References in D
Regan Heath
regan at netmail.co.nz
Mon Sep 24 05:23:02 PDT 2012
On Sun, 16 Sep 2012 23:46:34 +0100, deadalnix <deadalnix at gmail.com> wrote:
> Le 15/09/2012 19:13, Jonathan M Davis a écrit :
>> On Saturday, September 15, 2012 15:24:27 Henning Pohl wrote:
>>> On Saturday, 15 September 2012 at 12:49:23 UTC, Russel Winder
>>>
>>> wrote:
>>>> On Sat, 2012-09-15 at 14:44 +0200, Alex Rønne Petersen wrote:
>>>> […]
>>>>
>>>>> Anyway, it's too late to change it now.
>>>>
>>>> I disagree. There are always opportunities to make changes to
>>>> things,
>>>> you just have manage things carefully.
>>>
>>> I don't know if people really use the ability of references being
>>> null. If so, large amounts of code will be broken.
>>
>> Of course people use it. Having nullable types is _highly_ useful. It
>> would
>> suck if references were non-nullable. That would be _horrible_ IMHO.
>> Having a
>> means to have non-nullable references for cases where that makes sense
>> isn't
>> necessarily a bad thing, but null is a very useful construct, and I'd
>> _hate_
>> to see normal class references be non-nullable.
>>
>> - Jonathan M Davis
>
> Years of java have proven me the exact opposite. Nullable is a usefull
> construct, but nullable by default is on the wrong side of the force.
I think it depends on your background. Most of my experience has been
with C and C++ and I agree with Jonathan that null is incredibly useful,
and something I use a lot. In fact, I am often annoyed that 'int' doesn't
have an equivalent value, and instead I have to invent a magic number and
ensure it's never a possible valid value.

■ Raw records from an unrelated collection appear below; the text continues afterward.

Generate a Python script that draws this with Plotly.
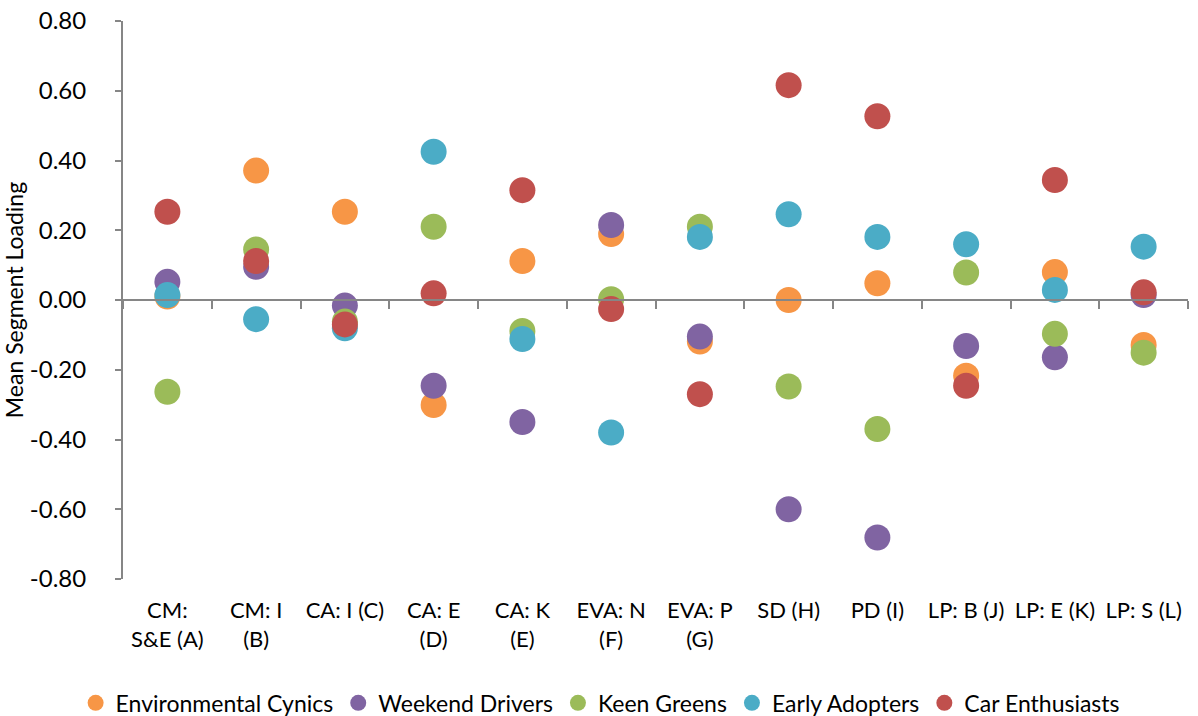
import plotly.graph_objects as go

categories = [
    "CM:<br>S&E (A)", "CM: I<br>(B)", "CA: I (C)", "CA: E<br>(D)", "CA: K<br>(E)",
    "EVA: N<br>(F)", "EVA: P<br>(G)", "SD (H)", "PD (I)", "LP: B (J)",
    "LP: E (K)", "LP: S (L)",
]

environmental_cynics = [0.010, 0.371, 0.253, -0.301, 0.112, 0.189, -0.119, 0.000, 0.048, -0.217, 0.080, -0.129]
weekend_drivers = [0.052, 0.095, -0.016, -0.246, -0.350, 0.215, -0.105, -0.600, -0.681, -0.132, -0.164, 0.014]
keen_greens = [-0.263, 0.145, -0.062, 0.210, -0.089, 0.002, 0.210, -0.248, -0.370, 0.079, -0.097, -0.151]
early_adopters = [0.014, -0.055, -0.081, 0.425, -0.112, -0.380, 0.181, 0.246, 0.181, 0.160, 0.029, 0.153]
car_enthusiasts = [0.253, 0.112, -0.070, 0.019, 0.315, -0.026, -0.270, 0.616, 0.527, -0.246, 0.344, 0.022]

y_tick_values = [-0.8, -0.6, -0.4, -0.2, 0.0, 0.2, 0.4, 0.6, 0.8]
y_tick_labels = ["-0.80", "-0.60", "-0.40", "-0.20", "0.00", "0.20", "0.40", "0.60", "0.80"]

series = [
    ("Environmental Cynics", environmental_cynics, "#F79646"),
    ("Weekend Drivers", weekend_drivers, "#8064A2"),
    ("Keen Greens", keen_greens, "#9BBB59"),
    ("Early Adopters", early_adopters, "#4BACC6"),
    ("Car Enthusiasts", car_enthusiasts, "#C0504D"),
]

FONT = "Lato"
AXIS_GREY = "#868686"

fig = go.Figure()
for name, values, color in series:
    fig.add_trace(go.Scatter(
        x=categories, y=values, mode="markers", name=name,
        marker=dict(size=26, color=color, line=dict(width=0)),
    ))

# invisible trace that carries the category axis drawn through zero
fig.add_trace(go.Scatter(
    x=categories, y=[0] * len(categories), xaxis="x2", mode="markers",
    marker=dict(opacity=0), showlegend=False, hoverinfo="skip",
))

fig.update_layout(
    width=1198, height=716,
    margin=dict(l=123, r=10, t=21, b=137, autoexpand=False),
    paper_bgcolor="white", plot_bgcolor="white",
    font=dict(family=FONT, size=23, color="black"),
    showlegend=True,
    legend=dict(
        orientation="h", x=0.448, xanchor="center", y=-0.222, yanchor="middle",
        font=dict(family=FONT, size=23), tracegroupgap=0,
    ),
    xaxis=dict(
        type="category", categoryorder="array", categoryarray=categories,
        showline=False, showgrid=False, zeroline=False, ticks="",
        tickfont=dict(family=FONT, size=22), range=[-0.5, 11.5],
        tickangle=0, ticklabelstandoff=16,
    ),
    xaxis2=dict(
        type="category", categoryorder="array", categoryarray=categories,
        overlaying="x", matches="x", anchor="free", position=0.5,
        showline=True, linecolor=AXIS_GREY, linewidth=2,
        ticks="outside", ticklen=8, tickwidth=2, tickcolor=AXIS_GREY,
        tickson="boundaries", showticklabels=False, showgrid=False, zeroline=False,
    ),
    yaxis=dict(
        range=[-0.8, 0.8], tickmode="array",
        tickvals=y_tick_values, ticktext=y_tick_labels,
        showline=True, linecolor=AXIS_GREY, linewidth=2,
        ticks="outside", ticklen=6, tickwidth=2, tickcolor=AXIS_GREY,
        showgrid=False, zeroline=False,
        tickfont=dict(family=FONT, size=24), ticklabelstandoff=24,
        title=dict(text="Mean Segment Loading", font=dict(family=FONT, size=23), standoff=2),
    ),
)

fig.write_html("out.html")
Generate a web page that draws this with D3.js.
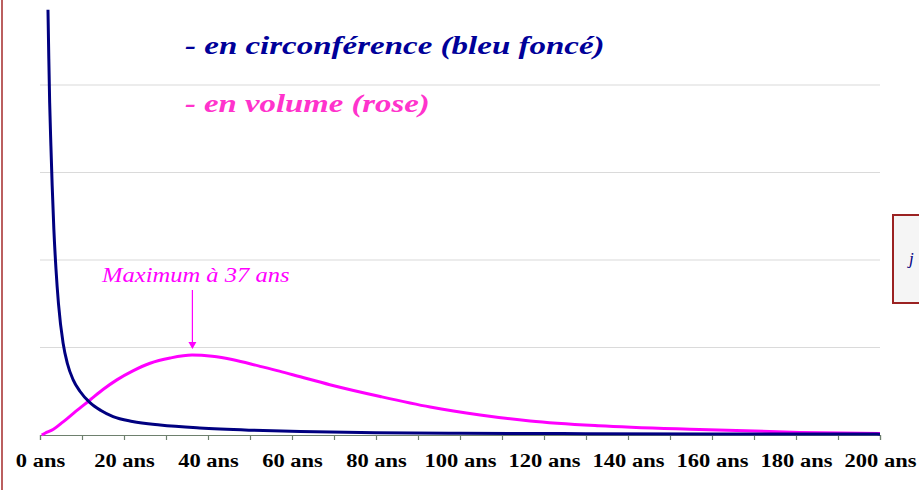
<!DOCTYPE html>
<html><head><meta charset="utf-8">
<script src="https://cdn.jsdelivr.net/npm/d3@7"></script>
</head><body>
<svg id="c" width="919" height="490" style="position:absolute;left:0;top:0;background:#fff"></svg>
<script>
// ---- data ----
const xTicks = d3.range(0, 201, 10);
const xLabels = d3.range(0, 201, 20).map(d => d + " ans");
const yGrid = [1, 2, 3, 4];
// circonférence (bleu foncé): [âge, valeur]
const blueAge = [1.9, 2.1, 2.3, 2.6, 2.9, 3.3, 3.8, 4.4, 5.5, 6.5, 7.9, 9.5, 11.9, 14.5, 17.4, 22, 28.6, 38, 50, 62, 80, 100, 130, 160, 200];
const blueVal = [4.86, 4.3, 3.8, 3.3, 2.85, 2.35, 1.9, 1.5, 1.05, 0.82, 0.63, 0.5, 0.37, 0.28, 0.21, 0.155, 0.114, 0.08, 0.055, 0.04, 0.027, 0.02, 0.015, 0.012, 0.01];
// volume (rose)
const pinkAge = [0.4, 1.2, 3.2, 5.5, 8.5, 11.9, 15, 18.3, 22, 26.2, 31, 36.2, 41, 46, 52, 57, 62, 69, 81, 92.9, 104.8, 116.7, 133, 157, 181, 200];
const pinkVal = [0, 0.02, 0.065, 0.15, 0.27, 0.4, 0.52, 0.63, 0.73, 0.82, 0.88, 0.914, 0.9, 0.86, 0.79, 0.73, 0.665, 0.575, 0.44, 0.32, 0.229, 0.16, 0.105, 0.062, 0.03, 0.017];
const maxAge = 37, maxVal = 0.914;
const title1 = "- en circonférence (bleu foncé)";
const title2 = "- en volume (rose)";
const annot = "Maximum à 37 ans";

// ---- drawing ----
const svg = d3.select("#c");
const x = d3.scaleLinear().domain([0, 200]).range([40, 880]);
const y = d3.scaleLinear().domain([0, 5]).range([435, -2.5]);

function serif(sel, size, italic, bold) {
  return sel.style("font-family", '"Liberation Serif"')
    .style("font-size", size + "px")
    .style("font-style", italic ? "italic" : "normal")
    .style("font-weight", bold ? "bold" : "normal");
}

svg.append("line").attr("x1", 2).attr("x2", 2).attr("y1", 0).attr("y2", 490)
  .attr("stroke", "#a52a2a").attr("stroke-width", 1.5);

svg.append("g").selectAll("line").data(yGrid).join("line")
  .attr("x1", x(0)).attr("x2", x(200)).attr("y1", d => y(d)).attr("y2", d => y(d))
  .attr("stroke", "#dadada").attr("stroke-width", 1.2);

const ax = svg.append("g").attr("transform", `translate(0,${y(0)})`)
  .call(d3.axisBottom(x).tickValues(xTicks).tickSize(5).tickPadding(14)
    .tickFormat(d => d % 20 === 0 ? xLabels[d / 20] : ""));
ax.attr("font-family", null).attr("font-size", null);
ax.select(".domain").attr("stroke", "#6e806e").attr("stroke-width", 1.2);
ax.selectAll(".tick line").attr("stroke", "#6e806e").attr("stroke-width", 1.2);
serif(ax.selectAll(".tick text"), 18, false, true)
  .attr("fill", "#000").attr("transform", "scale(1.25,1)");

const line = d3.line().x(d => x(d[0])).y(d => y(d[1])).curve(d3.curveMonotoneX);
svg.append("path").datum(pinkAge.map((a, i) => [a, pinkVal[i]]))
  .attr("d", line).attr("fill", "none").attr("stroke", "#ff00ff").attr("stroke-width", 3);
svg.append("path").datum(blueAge.map((a, i) => [a, blueVal[i]]))
  .attr("d", line).attr("fill", "none").attr("stroke", "#000080").attr("stroke-width", 3);

serif(svg.append("text"), 25, true, true).attr("transform", "translate(185,54) scale(1.32,1)")
  .style("fill", "#000099").text(title1);
serif(svg.append("text"), 25, true, true).attr("transform", "translate(185,112) scale(1.31,1)")
  .style("fill", "#ff33cc").text(title2);

serif(svg.append("text"), 21, true, false).attr("transform", "translate(102,282) scale(1.17,1)")
  .style("fill", "#ff00ff").text(annot);
const ax0 = x(maxAge) - 3, tipY = y(maxVal) - 6;
svg.append("line").attr("x1", ax0).attr("x2", ax0).attr("y1", 290).attr("y2", tipY - 6)
  .attr("stroke", "#ff00ff").attr("stroke-width", 1.2);
svg.append("path").attr("d", `M${ax0 - 4},${tipY - 7} L${ax0 + 4},${tipY - 7} L${ax0},${tipY} Z`)
  .attr("fill", "#ff00ff");

svg.append("rect").attr("x", 893).attr("y", 215).attr("width", 40).attr("height", 88)
  .attr("fill", "#f5f5f5").attr("stroke", "#9b2222").attr("stroke-width", 2);
serif(svg.append("text"), 17, true, false).attr("x", 909).attr("y", 264)
  .style("fill", "#000080").text("j");
</script>
</body></html>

What I've noticed looking at Java code written by others is that null as a
possible state is ignored by the vast bulk of the code, which is
completely the opposite when reviewing C/C++ code where null is checked
for and handled where applicable. I think it's a mindset thing brought on
by the language, or how it's taught, or something. It seems to me that
Java would have benefited from non-null references :p
My uses of null all seem to boil down to being able to represent something
as being "not there yet" or "not specified" etc without having to resort
to a magic value, or 2nd flag/boolean/parameter. I find null is a nice
clean way to do this.
As to whether it should be the default or not.. well, you might have a
point there. I think I probably want to use null less than otherwise.

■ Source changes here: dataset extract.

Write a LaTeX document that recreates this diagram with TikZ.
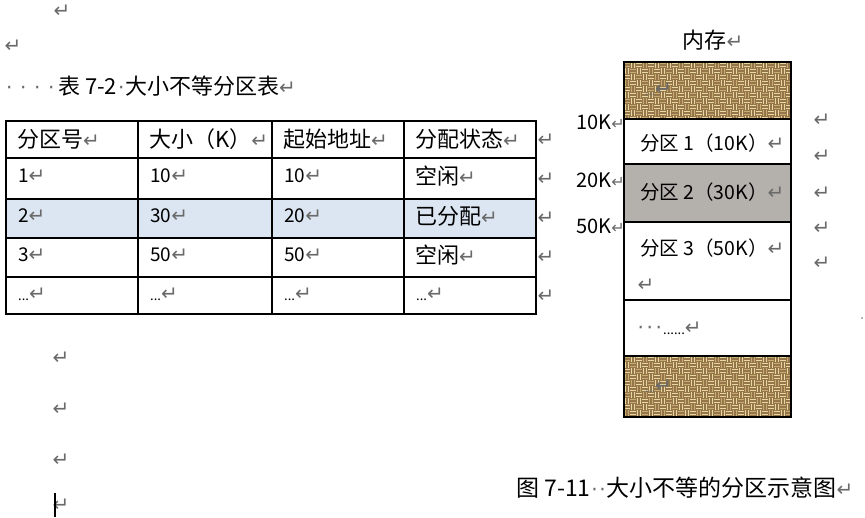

But, all we need is a compiler which says "Oi, you haven't initialised
this" forcing me to explicitly set it to null where desired, or a valid
value and problem solved, right? That combined with a construct like
NotNull!(T) which would assert in debug that the reference is not null and
you can basically stop doing null checks in release code. Win win, right?